Repeat, exactly and only, the lines from the beginning of the data through the line with "years = list(range(1901, 2005))". Pictures are left out.

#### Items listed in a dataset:
-- START --

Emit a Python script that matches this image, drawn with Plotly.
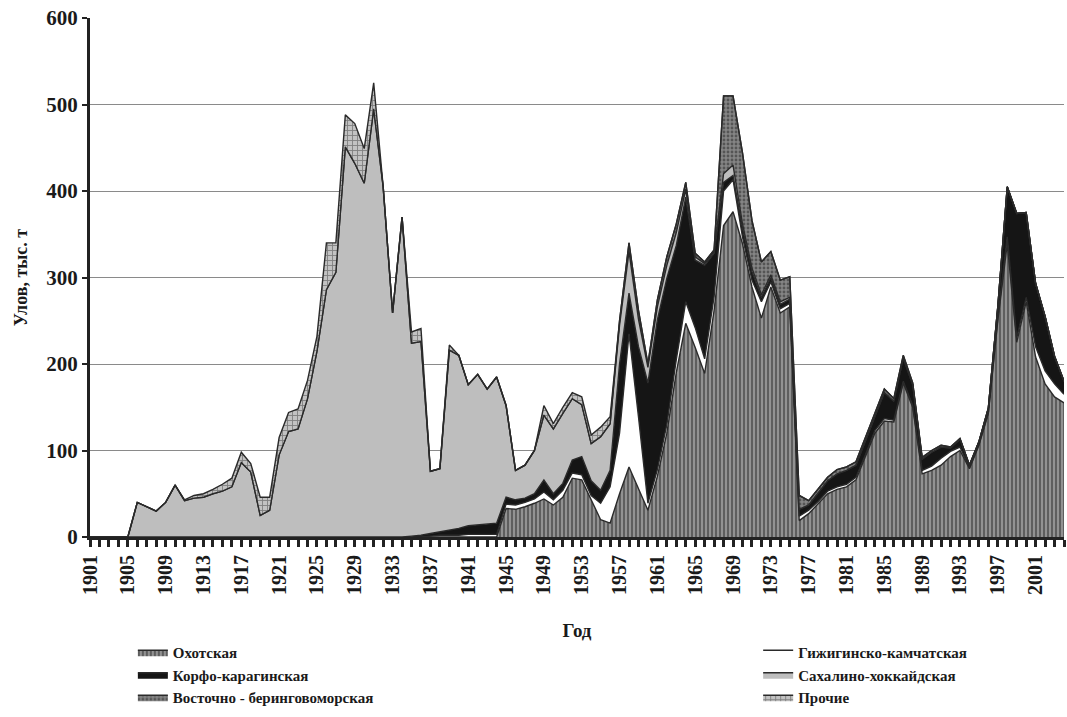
import plotly.graph_objects as go

# Years (categories)
years = list(range(1901, 2005))

# Catch, thousand tonnes, by stock, 1901..2004
okhotsk = [
    0, 0, 0, 0, 0, 0, 0, 0, 0, 0,            # 1901-1910
    0, 0, 0, 0, 0, 0, 0, 0, 0, 0,            # 1911-1920
    0, 0, 0, 0, 0, 0, 0, 0, 0, 0,            # 1921-1930
    0, 0, 0, 0, 0, 0, 0, 0, 0, 0,            # 1931-1940
    0, 0, 0, 0, 33, 32, 35, 39, 44, 37,      # 1941-1950
    46, 68, 66, 42, 20, 16, 50, 81, 55, 31,  # 1951-1960
    70, 120, 190, 247, 219, 189, 262, 360, 376, 339,  # 1961-1970
    289, 253, 289, 259, 266, 19, 27, 38, 50, 55,      # 1971-1980
    58, 66, 92, 120, 134, 133, 178, 150, 73, 77,      # 1981-1990
    83, 93, 100, 79, 106, 143, 250, 339, 225, 272,    # 1991-2000
    208, 177, 162, 155,                               # 2001-2004
]
gizhiga = [
    0, 0, 0, 0, 0, 0, 0, 0, 0, 0,
    0, 0, 0, 0, 0, 0, 0, 0, 0, 0,
    0, 0, 0, 0, 0, 0, 0, 0, 0, 0,
    0, 0, 0, 0, 0, 0, 1, 2, 2, 2,
    3, 3, 3, 3, 5, 5, 5, 5, 8, 6,
    8, 6, 6, 6, 19, 42, 70, 154, 84, 8,
    8, 10, 15, 25, 23, 17, 16, 40, 37, 8,
    8, 19, 6, 5, 4, 5, 4, 3, 3, 3,
    3, 3, 3, 3, 3, 2, 2, 2, 4, 5,
    8, 6, 4, 1, 1, 1, 3, 8, 5, 5,
    12, 15, 15, 10,
]
korfo = [
    0, 0, 0, 0, 0, 0, 0, 0, 0, 0,
    0, 0, 0, 0, 0, 0, 0, 0, 0, 0,
    0, 0, 0, 0, 0, 0, 0, 0, 0, 0,
    0, 0, 0, 0, 1, 2, 3, 4, 6, 8,
    10, 11, 12, 13, 8, 6, 5, 6, 14, 7,
    8, 15, 21, 17, 15, 19, 80, 47, 81, 139,
    173, 169, 132, 121, 78, 108, 50, 10, 5, 10,
    10, 5, 5, 5, 5, 8, 6, 10, 12, 15,
    16, 14, 15, 16, 30, 22, 27, 24, 13, 16,
    13, 4, 9, 3, 3, 5, 13, 58, 144, 98,
    73, 63, 32, 15,
]
sakhalin = [
    0, 0, 0, 0, 0, 40, 35, 30, 40, 60,
    42, 45, 46, 50, 53, 58, 86, 75, 25, 31,
    95, 122, 125, 160, 215, 286, 306, 451, 432, 409,
    495, 405, 259, 370, 223, 224, 72, 73, 208, 200,
    163, 174, 156, 169, 106, 34, 38, 50, 75, 75,
    81, 71, 60, 43, 62, 54, 45, 48, 32, 18,
    15, 15, 15, 9, 4, 2, 2, 10, 12, 5,
    4, 3, 3, 3, 2, 0, 0, 0, 0, 0,
    0, 0, 0, 0, 0, 0, 0, 0, 0, 0,
    0, 0, 0, 0, 0, 0, 0, 0, 0, 0,
    0, 0, 0, 0,
]
eastbering = [
    0, 0, 0, 0, 0, 0, 0, 0, 0, 0,
    0, 0, 0, 0, 0, 0, 0, 0, 0, 0,
    0, 0, 0, 0, 0, 0, 0, 0, 0, 0,
    0, 0, 0, 0, 0, 0, 0, 0, 0, 0,
    0, 0, 0, 0, 0, 0, 0, 0, 0, 0,
    0, 0, 0, 0, 0, 0, 5, 10, 10, 4,
    8, 10, 10, 8, 4, 2, 2, 90, 80, 82,
    55, 38, 27, 25, 24, 16, 5, 5, 4, 5,
    4, 4, 4, 4, 4, 3, 3, 2, 2, 2,
    2, 1, 1, 0, 0, 0, 0, 0, 0, 0,
    0, 0, 0, 0,
]
other = [
    0, 0, 0, 0, 0, 0, 0, 0, 0, 0,
    1, 3, 4, 5, 8, 10, 12, 10, 21, 15,
    20, 22, 23, 21, 17, 54, 34, 37, 46, 40,
    30, 0, 0, 0, 13, 15, 0, 0, 6, 0,
    0, 0, 0, 0, 0, 0, 0, 0, 11, 6,
    7, 7, 9, 10, 11, 8, 0, 0, 0, 0,
    0, 0, 0, 0, 0, 0, 0, 0, 0, 0,
    0, 0, 0, 0, 0, 0, 0, 0, 0, 0,
    0, 0, 0, 0, 0, 0, 0, 0, 0, 0,
    0, 0, 0, 0, 0, 0, 0, 0, 0, 0,
    0, 0, 0, 0,
]

names = ["Охотская", "Гижигинско-камчатская", "Корфо-карагинская",
         "Сахалино-хоккайдская", "Восточно - беринговоморская", "Прочие"]

FONT = "Liberation Serif"
EDGE = "#2a2a2a"

styles = [
    dict(fillpattern=dict(shape='|', fgcolor='#2a2a2a', bgcolor='#929292', size=4, solidity=0.5), legend='legend'),
    dict(fillcolor='#ffffff', legend='legend2'),
    dict(fillcolor='#151515', legend='legend'),
    dict(fillcolor='#bebebe', legend='legend2'),
    dict(fillpattern=dict(shape='.', fgcolor='#262626', bgcolor='#858585', size=4, solidity=0.4), legend='legend'),
    dict(fillpattern=dict(shape='+', fgcolor='#3a3a3a', bgcolor='#c2c2c2', size=5, solidity=0.32), legend='legend2'),
]

fig = go.Figure()
for name, vals, st in zip(names, [okhotsk, gizhiga, korfo, sakhalin, eastbering, other], styles):
    fig.add_trace(go.Scatter(
        x=years, y=vals, name=name, mode='lines', stackgroup='one',
        line=dict(color=EDGE, width=1.4), **st))

leg_font = dict(family=FONT, size=15, color='#1a1a1a', weight='bold')
fig.update_layout(
    width=1067, height=717,
    margin=dict(l=90, r=3, t=18, b=180),
    paper_bgcolor='white', plot_bgcolor='white',
    font=dict(family=FONT, size=18, color='#1a1a1a', weight='bold'),
    showlegend=True,
    legend=dict(x=0.044, y=-0.341, xanchor='left', yanchor='bottom',
                traceorder='normal', font=leg_font, bgcolor='rgba(0,0,0,0)', tracegroupgap=0),
    legend2=dict(x=0.686, y=-0.341, xanchor='left', yanchor='bottom',
                 traceorder='normal', font=leg_font, bgcolor='rgba(0,0,0,0)', tracegroupgap=0),
)

fig.update_xaxes(
    range=[1901, 2004], tickmode='linear', tick0=1901, dtick=4,
    tickangle=-90, tickfont=dict(family=FONT, size=20, weight='bold', color='#1a1a1a'),
    ticks='outside', ticklen=7, tickwidth=2.5, tickcolor='#222',
    minor=dict(tickmode='linear', tick0=1901, dtick=1, ticks='outside', ticklen=7,
               tickwidth=2.5, tickcolor='#222', showgrid=False),
    showline=True, linecolor='#222', linewidth=3, showgrid=False, zeroline=False,
    automargin=False,
    title=dict(text='Год', font=dict(family=FONT, size=19, weight='bold'), standoff=30),
)
fig.update_yaxes(
    range=[0, 600], tickmode='linear', tick0=0, dtick=100,
    tickfont=dict(family=FONT, size=21, weight='bold', color='#1a1a1a'),
    ticks='outside', ticklen=5, tickwidth=2, tickcolor='#222',
    showline=True, linecolor='#222', linewidth=3,
    showgrid=True, gridcolor='#8a8a8a', gridwidth=1, zeroline=False,
    automargin=False,
    title=dict(text='Улов, тыс. т', font=dict(family=FONT, size=18, weight='bold'), standoff=14),
)

fig.write_html("out.html", config={'displayModeBar': False},
               post_script="document.body.style.margin='0px';document.body.style.overflow='hidden';")
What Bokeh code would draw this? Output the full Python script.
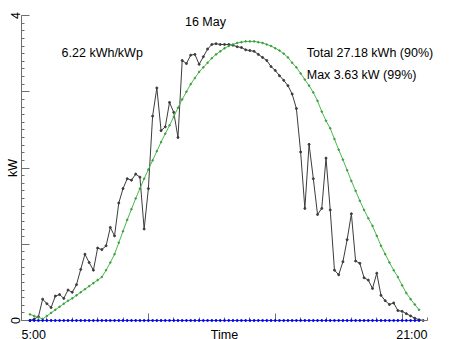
import numpy as np
from math import pi
from bokeh.plotting import figure
from bokeh.models import FixedTicker, Label, Range1d, LinearAxis
from bokeh.embed import file_html
from bokeh.resources import INLINE

# ---- data (kW, every 10 minutes) ----
STEP_H = 10 / 60

black_start_h = 5 + 20 / 60   # 5:20
black_kw = [
    0.00, 0.02, 0.05, 0.28, 0.22, 0.17, 0.32, 0.34, 0.29, 0.40,   # 5:20 - 6:50
    0.37, 0.47, 0.67, 0.87, 0.76, 0.66, 0.95, 0.93, 0.98, 1.22,   # 7:00 - 8:30
    1.11, 1.54, 1.73, 1.86, 1.84, 1.92, 1.88, 1.20, 1.73, 2.68,   # 8:40 - 10:10
    3.05, 2.49, 2.54, 2.86, 2.73, 2.40, 3.41, 3.37, 3.48, 3.49,   # 10:20 - 11:50
    3.36, 3.46, 3.56, 3.62, 3.63, 3.62, 3.62, 3.62, 3.61, 3.59,   # 12:00 - 13:30
    3.58, 3.55, 3.54, 3.53, 3.49, 3.45, 3.41, 3.33, 3.28, 3.21,   # 13:40 - 15:10
    3.15, 3.08, 2.97, 2.78, 2.21, 1.47, 2.31, 1.86, 1.39, 1.47,   # 15:20 - 16:50
    2.13, 1.45, 0.66, 0.60, 0.77, 1.06, 1.40, 0.78, 0.75, 0.56,   # 17:00 - 18:30
    0.53, 0.42, 0.62, 0.33, 0.26, 0.21, 0.23, 0.13, 0.12, 0.09,   # 18:40 - 20:10
    0.06, 0.03, 0.01, 0.00,                                       # 20:20 - 20:50
]

green_start_h = 5 + 20 / 60   # 5:20
green_kw = [
    0.08, 0.06, 0.04, 0.02, 0.06, 0.10, 0.14, 0.18, 0.22, 0.26,   # 5:20 - 6:50
    0.29, 0.33, 0.37, 0.41, 0.45, 0.49, 0.53, 0.57, 0.66, 0.76,   # 7:00 - 8:30
    0.87, 1.02, 1.17, 1.32, 1.46, 1.60, 1.73, 1.86, 1.98, 2.10,   # 8:40 - 10:10
    2.22, 2.34, 2.45, 2.56, 2.67, 2.79, 2.90, 3.00, 3.10, 3.18,   # 10:20 - 11:50
    3.26, 3.32, 3.38, 3.44, 3.49, 3.53, 3.57, 3.60, 3.62, 3.64,   # 12:00 - 13:30
    3.65, 3.66, 3.66, 3.66, 3.65, 3.64, 3.62, 3.60, 3.57, 3.54,   # 13:40 - 15:10
    3.50, 3.45, 3.38, 3.32, 3.24, 3.16, 3.08, 2.99, 2.88, 2.74,   # 15:20 - 16:50
    2.62, 2.52, 2.38, 2.24, 2.11, 1.97, 1.83, 1.70, 1.57, 1.45,   # 17:00 - 18:30
    1.34, 1.24, 1.11, 0.98, 0.87, 0.76, 0.66, 0.57, 0.46, 0.36,   # 18:40 - 20:10
    0.28, 0.21, 0.14,                                             # 20:20 - 20:40
]

blue_start_h = 5 + 20 / 60
blue_kw = [0.0] * 93

x_start_h, x_end_h = 5, 21
y_min_kw, y_max_kw = 0, 4
x_tick_hours = [10, 15, 20]
x_minor_hours = list(range(5, 22))
y_ticks = [0, 1, 2, 3, 4]
y_tick_labels = {0: "0", 1: "", 2: "", 3: "", 4: "4"}

title_text = "16 May"
yield_text = "6.22 kWh/kWp"
total_text = "Total 27.18 kWh (90%)"
max_text = "Max 3.63 kW (99%)"

black_t = black_start_h + np.arange(len(black_kw)) * STEP_H
green_t = green_start_h + np.arange(len(green_kw)) * STEP_H
blue_t = blue_start_h + np.arange(len(blue_kw)) * STEP_H

# ---- layout: the frame fills the canvas, axes sit at fixed positions ----
W, H = 452, 339
AX_L, AX_R = 21, 427      # pixel x of 5:00 and 21:00
AX_T, AX_B = 15, 320      # pixel y of 4 kW and 0 kW
px_per_h = (AX_R - AX_L) / (x_end_h - x_start_h)
px_per_kw = (AX_B - AX_T) / (y_max_kw - y_min_kw)
x_range = Range1d(x_start_h - AX_L / px_per_h, x_start_h + (W - AX_L) / px_per_h)
y_range = Range1d(y_min_kw - (H - AX_B) / px_per_kw, y_max_kw + AX_T / px_per_kw)

FONT = "Liberation Sans"
FS = "12.5px"
AXIS_COL = "#6e6e6e"

p = figure(width=W, height=H, x_range=x_range, y_range=y_range,
           output_backend="svg", toolbar_location=None,
           x_axis_location=None, y_axis_location=None,
           min_border=0)
p.outline_line_color = None
p.grid.visible = False

# x axis
xa = LinearAxis(fixed_location=y_min_kw, bounds=(x_start_h, x_end_h))
xa.ticker = FixedTicker(ticks=x_tick_hours, minor_ticks=x_minor_hours)
xa.major_label_overrides = {h: "" for h in x_tick_hours}
xa.major_label_text_font_size = "1px"
xa.major_tick_in = 7
xa.major_tick_out = 0
xa.minor_tick_in = 3
xa.minor_tick_out = 0
xa.axis_line_color = AXIS_COL
xa.major_tick_line_color = AXIS_COL
xa.minor_tick_line_color = AXIS_COL
p.add_layout(xa, "below")

# y axis
ya = LinearAxis(fixed_location=x_start_h, bounds=(y_min_kw, y_max_kw))
ya.ticker = FixedTicker(ticks=y_ticks, minor_ticks=[round(v, 1) for v in np.arange(0, 4.01, 0.1)])
ya.major_label_overrides = y_tick_labels
ya.major_label_orientation = "vertical"
ya.major_label_standoff = 2
ya.major_label_text_font = FONT
ya.major_label_text_font_size = FS
ya.major_label_text_color = "black"
ya.major_tick_in = 8
ya.major_tick_out = 0
ya.minor_tick_in = 3
ya.minor_tick_out = 0
ya.axis_line_color = AXIS_COL
ya.major_tick_line_color = AXIS_COL
ya.minor_tick_line_color = AXIS_COL
p.add_layout(ya, "left")

# series
p.line(black_t, black_kw, line_color="#3c3c3c", line_width=1)
p.scatter(black_t, black_kw, size=2, color="#3c3c3c")
p.line(green_t, green_kw, line_color="#4cb84c", line_width=1)
p.scatter(green_t, green_kw, size=1.6, color="#3a9f3a")
p.line(blue_t, blue_kw, line_color="#3a3aff", line_width=1, level="annotation")
p.scatter(blue_t, blue_kw, size=2, color="#0000ee", level="annotation")

def lab(x, y, text, **kw):
    p.add_layout(Label(x=x, y=y, text=text, text_font=FONT, text_font_size=FS,
                       text_color="black", **kw))

lab(x_start_h, 2, "kW", x_offset=-9, angle=pi / 2, text_align="center", text_baseline="middle")
lab(x_start_h, 0, "5:00", y_offset=-14.5, text_align="left", text_baseline="alphabetic")
lab(x_end_h, 0, "21:00", y_offset=-14.5, text_align="right", text_baseline="alphabetic")
lab((x_start_h + x_end_h) / 2, 0, "Time", y_offset=-14.5, text_align="center", text_baseline="alphabetic")
lab(12.25, 3.92, title_text, text_align="center", text_baseline="alphabetic")
lab(6.58, 3.505, yield_text, text_align="left", text_baseline="alphabetic")
lab(16.24, 3.505, total_text, text_align="left", text_baseline="alphabetic")
lab(16.24, 3.225, max_text, text_align="left", text_baseline="alphabetic")

open("out.html", "w").write(file_html(p, INLINE))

-- END --

#### Full solution:
Emit a Python script that matches this image, drawn with Plotly.
import plotly.graph_objects as go

# Years (categories)
years = list(range(1901, 2005))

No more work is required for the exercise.